I started modeling this car for another scene a while ago and it was supposed to be just a low-poly half-finished model. However we had an assignment from university to make a realistic car so I decided just to finish this one and make it really good. The whole process took about 18-20 days from start to finish. There weren't any blueprints available for this model at that time (I'm not sure if there are now) so I mostly used references and blueprints from a similar model.
I didn't have a clear concept at all in the beginning. When I started I thought: I will model just another car and will forget about it. When I saw that it was coming along fairly well, though, I decided to make something out of it worth putting in my portfolio.

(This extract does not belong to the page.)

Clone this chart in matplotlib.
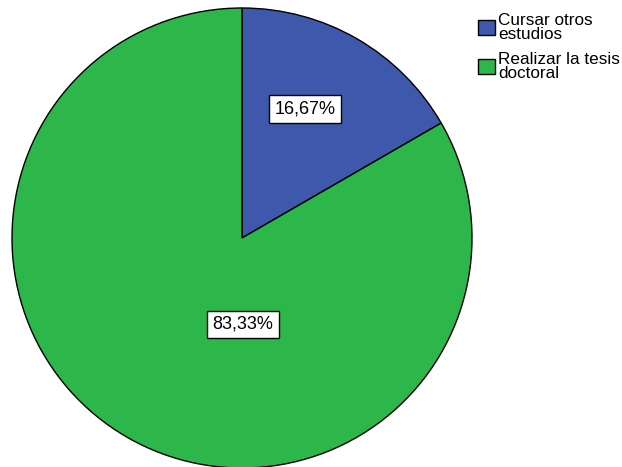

And like most of my works the concept developed during the making. I didn't need to search for any inspiration or references – I've watched lots of gangster movies and that seemed quite enough to act as fuel for developing an idea.

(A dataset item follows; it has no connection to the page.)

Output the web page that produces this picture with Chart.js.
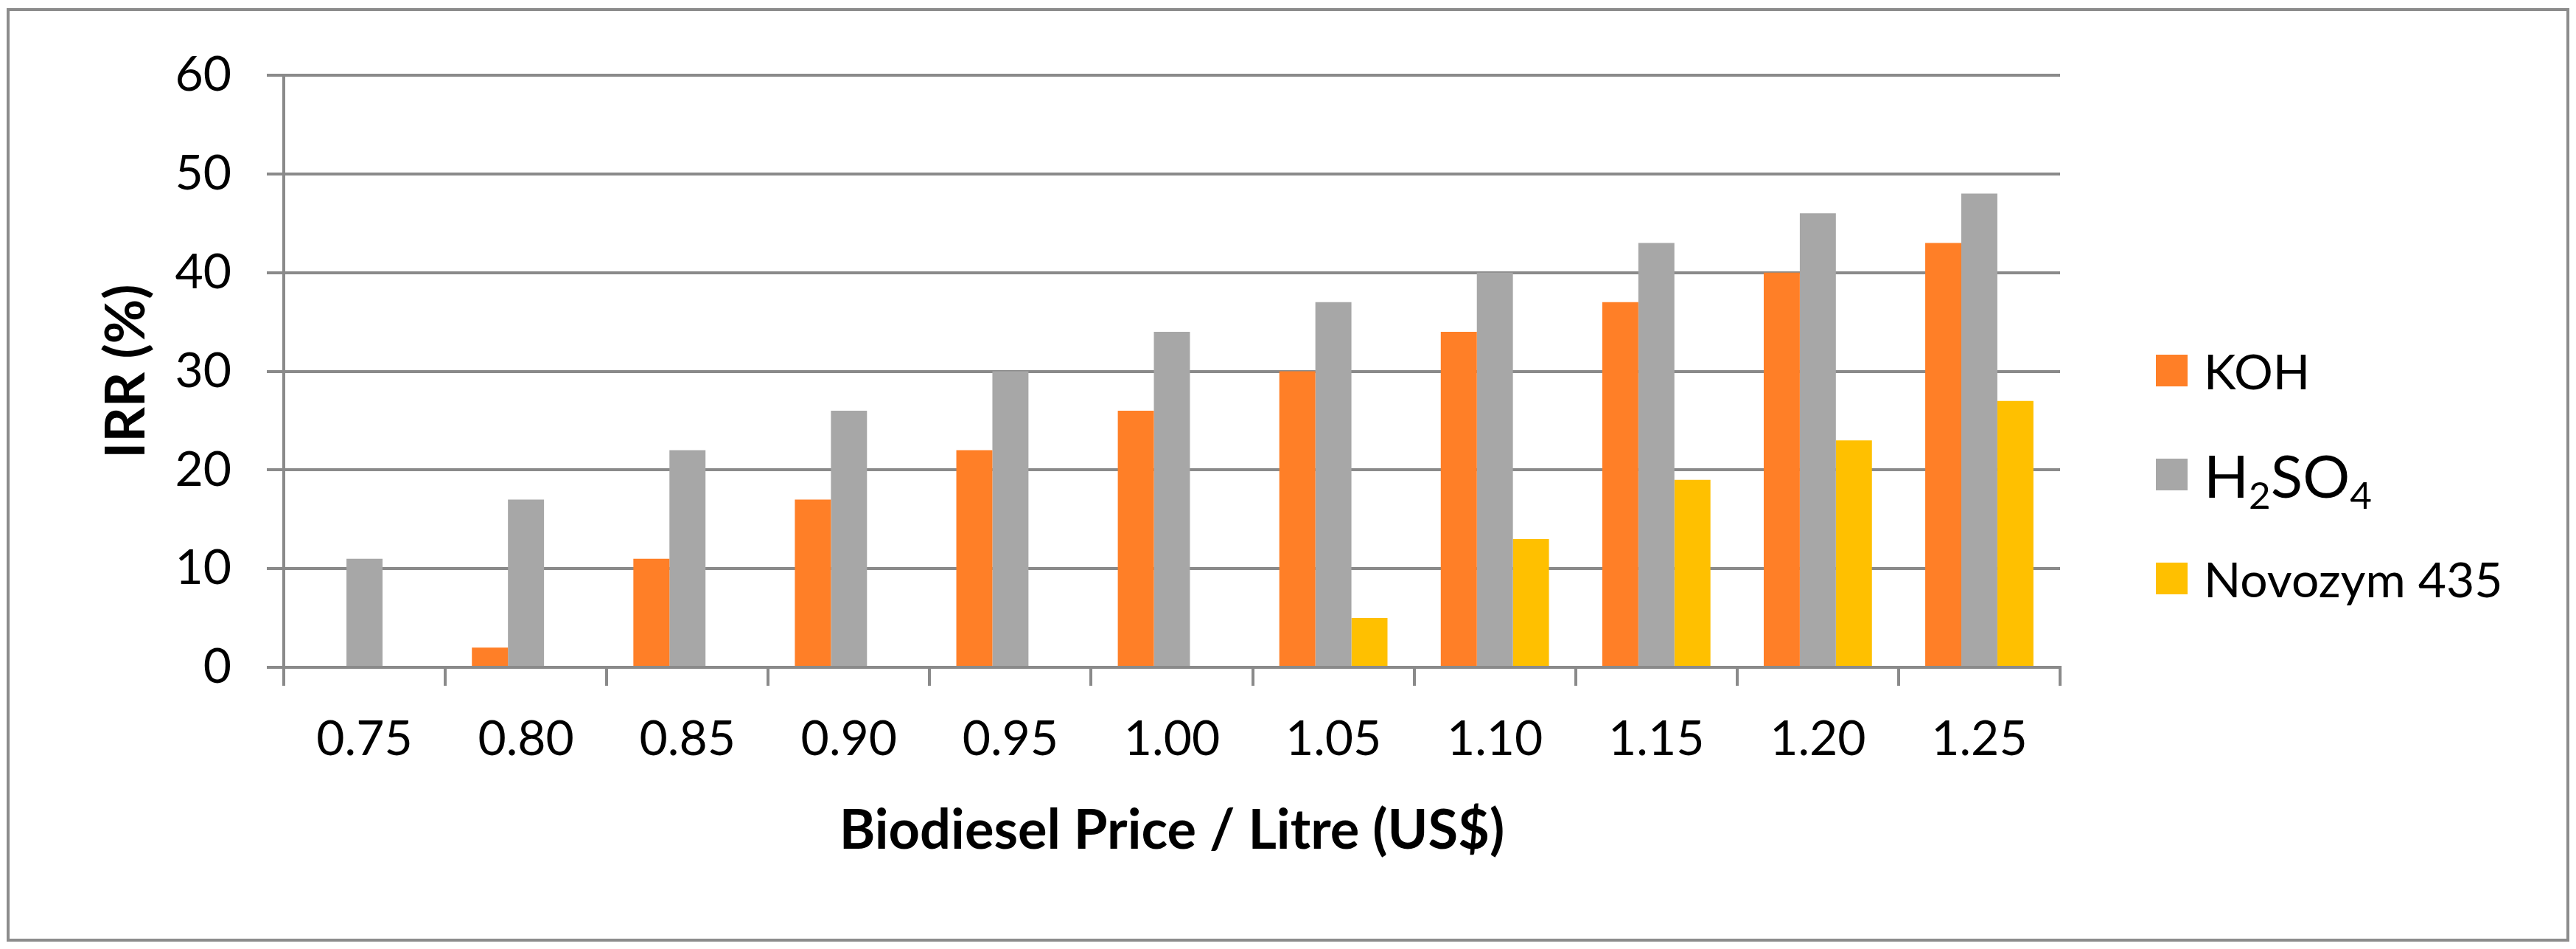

The whole modeling process was quite fun and in some cases troublesome. As I mentioned I made the car mainly from references and every time I saw something new that was modeled incorrectly I had to alter the whole geometry of the vehicle.
I started by modeling the car body from a box. I followed blueprints from another model of a Bugatti and a lot of references and once I'd got the right shape, I detached the doors, windows etc (Fig.01).
From here on almost all of the different parts were made with the poly by poly technique. I modeled the fenders next and started again to look at the overall shape of the vehicle (Fig.02).
After modeling the back of the car it started to look like something (Fig.03).
The hard work was done by this point – now all that was left (not that it wasn't going to take some time) were the details. The details are really the things that make the difference between a model and a great model (Fig.04).
After some tweaks here and there and having added some more details this is what the finished exterior looks like (Fig.05).